Directeur
d’une entreprise industrielle (on aperçoit régulièrement des cheminées laissant
échapper de la fumée) et veuf, Shuhei Hirayama (Chishu Ryu) vit avec sa fille
Michiko (Shima Iwashita), 24 ans, et son fils Kazuo (Shinichiro Mikami), la
vingtaine. Il passe son temps entre le travail et les bars où ils retrouvent
ses vieux amis Kawai (Nobuo Nakamura) et Horie (Ryuji Kita) où ils boivent
beaucoup de saké. Ils décident d’organiser une rencontre amicale avec leur
ancien professeur, Monsieur Sakuma (Eijiro Tono). Ils ne l’ont pas revu depuis
une bonne trentaine d’années. Le vieil homme, tout heureux de revoir ses
anciens élèves, profite de la soirée au restaurant pour se goinfrer et boire
beaucoup de saké.
Trop
saoul pour rentrer seul, Kawai le raccompagne et découvre qu’il vit avec sa
fille, restée toute sa vie célibataire. Sakuma culpabilise de n’avoir jamais
laissé sa fille se marier. Hirayama va lui apporter un peu d’argent, car
l’ancien professeur est entre temps devenu un marchand de nouilles sans le sou.

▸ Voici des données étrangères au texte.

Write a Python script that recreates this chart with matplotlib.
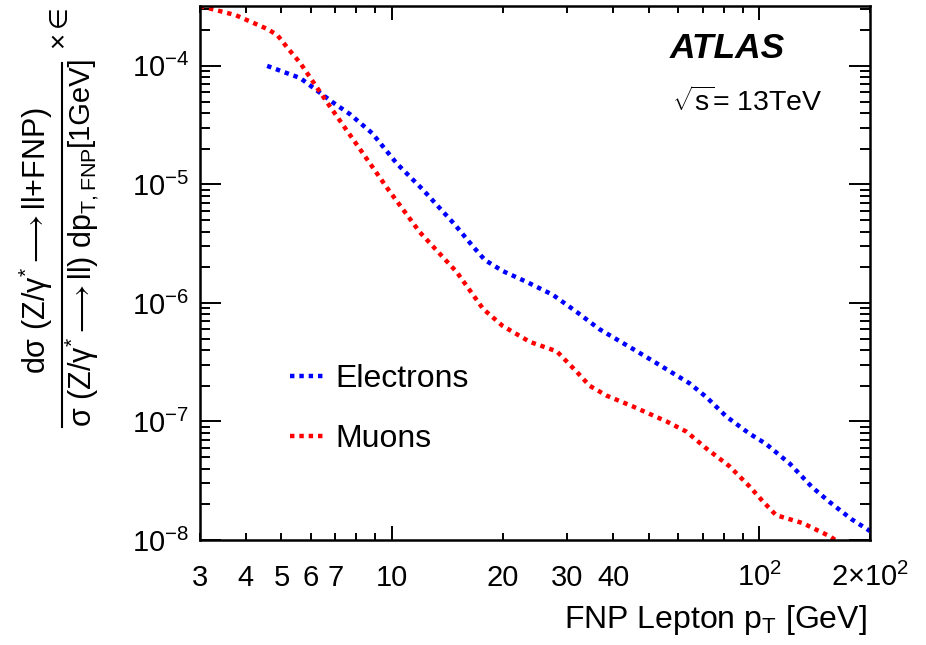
import matplotlib
matplotlib.use('Agg')
import matplotlib.pyplot as plt
from matplotlib.lines import Line2D
from matplotlib.ticker import FixedLocator, FixedFormatter

plt.rcParams['font.family'] = ['Liberation Sans', 'DejaVu Sans']
plt.rcParams['mathtext.fontset'] = 'custom'
plt.rcParams['mathtext.rm'] = 'Liberation Sans'
plt.rcParams['mathtext.it'] = 'Liberation Sans:italic'
plt.rcParams['mathtext.bf'] = 'Liberation Sans:bold'

# electrons
el_pt = [4.57, 5.62, 6.91, 7.69, 8.83, 10.3, 12.1, 14.8, 16.6, 17.9, 20.0, 23.3, 27.4,
         31.8, 36.7, 45.2, 52.5, 64.5, 71.8, 81.3, 93.9, 104, 121, 139, 155, 178, 200]
el_val = [1.0e-4, 7.9e-5, 4.9e-5, 3.9e-5, 2.7e-5, 1.5e-5, 9.1e-6, 4.6e-6, 3.0e-6, 2.3e-6,
          1.86e-6, 1.5e-6, 1.17e-6, 8.4e-7, 6.0e-7, 4.1e-7, 3.1e-7, 2.1e-7, 1.6e-7, 1.1e-7,
          7.9e-8, 6.5e-8, 4.4e-8, 2.8e-8, 2.1e-8, 1.5e-8, 1.19e-8]

# muons
mu_pt = [3.0, 3.75, 4.57, 4.87, 5.22, 5.62, 6.66, 8.19, 9.75, 11.9, 15.0, 17.7, 20.0, 23.7,
         28.1, 31.8, 34.5, 38.4, 45.2, 55.9, 63.3, 71.8, 82.8, 93.9, 102, 111, 131, 155, 161]
mu_val = [3.2e-4, 2.68e-4, 2.05e-4, 1.82e-4, 1.39e-4, 1.06e-4, 4.9e-5, 1.97e-5, 9.1e-6,
          3.95e-6, 1.82e-6, 8.9e-7, 6.4e-7, 4.7e-7, 3.9e-7, 2.63e-7, 2.0e-7, 1.65e-7,
          1.34e-7, 1.0e-7, 8.2e-8, 5.9e-8, 4.2e-8, 2.84e-8, 2.13e-8, 1.62e-8, 1.39e-8,
          1.08e-8, 1.0e-8]

x_major = [10, 100]
x_major_lab = ['10', r'$\mathregular{10^{2}}$']
x_minor = [3, 4, 5, 6, 7, 8, 9, 20, 30, 40, 50, 60, 70, 80, 90, 200]
x_minor_lab = ['3', '4', '5', '6', '7', '', '', '20', '30', '40', '', '', '', '', '',
               r'$\mathregular{2{\times}10^{2}}$']
y_major = [1e-8, 1e-7, 1e-6, 1e-5, 1e-4]
y_major_lab = [r'$\mathregular{10^{-8}}$', r'$\mathregular{10^{-7}}$', r'$\mathregular{10^{-6}}$',
               r'$\mathregular{10^{-5}}$', r'$\mathregular{10^{-4}}$']

W, H = 926, 645
def fx(px):
    return px / W
def fy(py):
    return 1 - py / H

fig = plt.figure(figsize=(9.26, 6.45), dpi=100)
ax = fig.add_axes([fx(200), fy(540), fx(870) - fx(200), fy(6) - fy(540)])

dots = (0, (1, 1.1))
ax.plot(el_pt, el_val, color=(0, 0, 1), lw=3.2, linestyle=dots, label='Electrons')
ax.plot(mu_pt, mu_val, color=(1, 0, 0), lw=3.2, linestyle=dots, label='Muons')

ax.set_xscale('log')
ax.set_yscale('log')
ax.set_xlim(3, 200)
ax.set_ylim(1e-8, 3.2e-4)

ax.xaxis.set_major_locator(FixedLocator(x_major))
ax.xaxis.set_major_formatter(FixedFormatter(x_major_lab))
ax.xaxis.set_minor_locator(FixedLocator(x_minor))
ax.xaxis.set_minor_formatter(FixedFormatter(x_minor_lab))

y_minor = [m * 10.0**e for e in range(-8, -3) for m in range(2, 10)]
y_minor = [v for v in y_minor if v < 3.2e-4]
ax.yaxis.set_major_locator(FixedLocator(y_major))
ax.yaxis.set_major_formatter(FixedFormatter(y_major_lab))
ax.yaxis.set_minor_locator(FixedLocator(y_minor))
ax.yaxis.set_minor_formatter(FixedFormatter([''] * len(y_minor)))

ax.tick_params(which='both', direction='in', top=True, right=True, width=1.4)
ax.tick_params(axis='x', which='major', length=10, labelsize=21, pad=33)
ax.tick_params(axis='x', which='minor', length=5, labelsize=21, pad=33)
ax.tick_params(axis='y', which='major', length=15, labelsize=21, pad=8)
ax.tick_params(axis='y', which='minor', length=7.5)
for lab in ax.get_xticklabels(which='both'):
    lab.set_va('baseline')
for sp in ax.spines.values():
    sp.set_linewidth(1.8)

leg = ax.legend(loc='center left', bbox_to_anchor=(0.092, 0.245), frameon=False,
                fontsize=23, handlelength=1.05, handletextpad=0.35, labelspacing=0.95)

ax.text(0.873, 0.92, 'ATLAS', transform=ax.transAxes, ha='right', va='center',
        fontsize=25.5, fontweight='bold', fontstyle='italic')
ax.text(0.705, 0.82, r'$\mathregular{\sqrt{s}}$= 13TeV', transform=ax.transAxes,
        ha='left', va='center', fontsize=20.5)

fig.text(fx(867), fy(628), r'FNP Lepton p$_{\mathregular{T}}$ [GeV]', ha='right',
         va='baseline', fontsize=23)

# y-axis title drawn as a fraction
fig.text(fx(36), fy(240),
         r'$\mathregular{d\sigma\ (Z/\gamma^{*}{\longrightarrow}ll{+}FNP)}$',
         rotation=90, ha='center', va='center', fontsize=22)
fig.text(fx(82), fy(287),
         r'$\mathregular{\sigma\ (Z/\gamma^{*}{\longrightarrow}ll)\ dp_{T,FNP}}$',
         rotation=90, ha='center', va='center', fontsize=22)
fig.text(fx(80), fy(101), '[1GeV]', rotation=90, ha='center', va='center', fontsize=21)
fig.text(fx(59), fy(42), r'$\times$', rotation=90, ha='center', va='center', fontsize=20)
fig.text(fx(59), fy(16), '\u2208', rotation=90, ha='center', va='center', fontsize=18)
fig.add_artist(Line2D([fx(62), fx(62)], [fy(63), fy(427)], transform=fig.transFigure,
                      color='k', lw=1.5))

fig.savefig('out.png', dpi=100)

Hirayama rencontre lui aussi la fille de Sakuma, qu’elle a grondé, comme s’il
était un enfant, pour son ivresse. C’est à ce moment-là qu’il comprend qu’il
est grand temps qu’il laisse Michiko partir du foyer. Sa secrétaire, du même
âge que sa fille, lui annonce qu’elle va quitter l’entreprise pour se marier.
Il faut se faire à son époque.
Le
passé continue de rattraper Hirayama. Outre ses vieux amis d’enfance Kawai et
Horie, son ancien professeur, il rencontre par hasard Sakamoto (Daisuke Katô),
qui fut, pendant la guerre, marin sous son ordre. Le moment est amusant, ils
chantent ensemble un air de cette époque, ils boivent beaucoup de saké. De
retour chez lui, Michiko l’accueille bien sèchement, navrée de voir son père
saoul. Il est temps pour elle de quitter le foyer mais elle n’ose pas encore le
dire. Quant au petit frère qui veut se faire servir le repas, il ne sait faire
aucune tache ménagère et sa sœur lui annonce qu’il devra bientôt se débrouiller
seul.
L’avenir
est le mariage de Michiko. Son grand frère Koichi (Keiji Sada) est lui marié
avec Akiko (Mariko Okada). Le couple a un peu de mal à boucler les fins de
mois. Régulièrement, le père leur donne un peu d’argent. Lui voudrait pouvoir
s’acheter des clubs de golf, vivre bourgeoisement comme son père mais Akiko
l’en empêche. C’est elle qui gouverne au foyer. Par manque d’argent, ils
n’envisagent pas encore d’avoir d’enfants. Informé du désir de Michiko de se
marier, il apprend qu’elle est amoureuse d’un de ses collègues, hélas, déjà
fiancé. Elle devra se contenter du jeune homme (que l’on ne verra jamais)
choisi par son père. Et le petit frère annonce qu’il est, lui aussi, amoureux d’une
jeune femme.
Le Goût du saké, dernier film de Yasujiro Ozu, prend en compte les
changements de société et surtout l’influence importante de la culture
américaine sur les Japonais. Le bar s’appelle le « Torys », on joue
au golf, le whisky remplace le saké, Kazuo répond « Yes ». Plus
largement, les mœurs changent, la jeunesse décide désormais pour elle-même et
ne veut plus vivre avec les parents. Les hommes sont montrés comme des êtres
pleins de faiblesse (alcooliques, paresseux, dépensiers). Ce changement de
société est inéluctable, comme Yasujiro Ozu le montrait encore plus fortement
dans Bonjour. Seul le style du
cinéaste reste égal à lui-même ne filmant que les moments du quotidien en plan
fixe, comparant les actes des personnages pour élaborer sa vision de la société.
Le
Goût du saké (秋刀魚の味, Japon, 1962) Un film de Yasujiro Ozu avec Chishu Ryu, Shima
Iwashita, Shinichiro Mikami, Keiji Sada, Nobuo Nakamura, Teruo Yoshida, Norio
Maki, Eijiro Tono, Ryuji Kita, Kyoko Kishida, Mariko Okada, Kuniko Miyake, Michiyo
Tamaki, Haruko Sugimura, Daisuke Katô.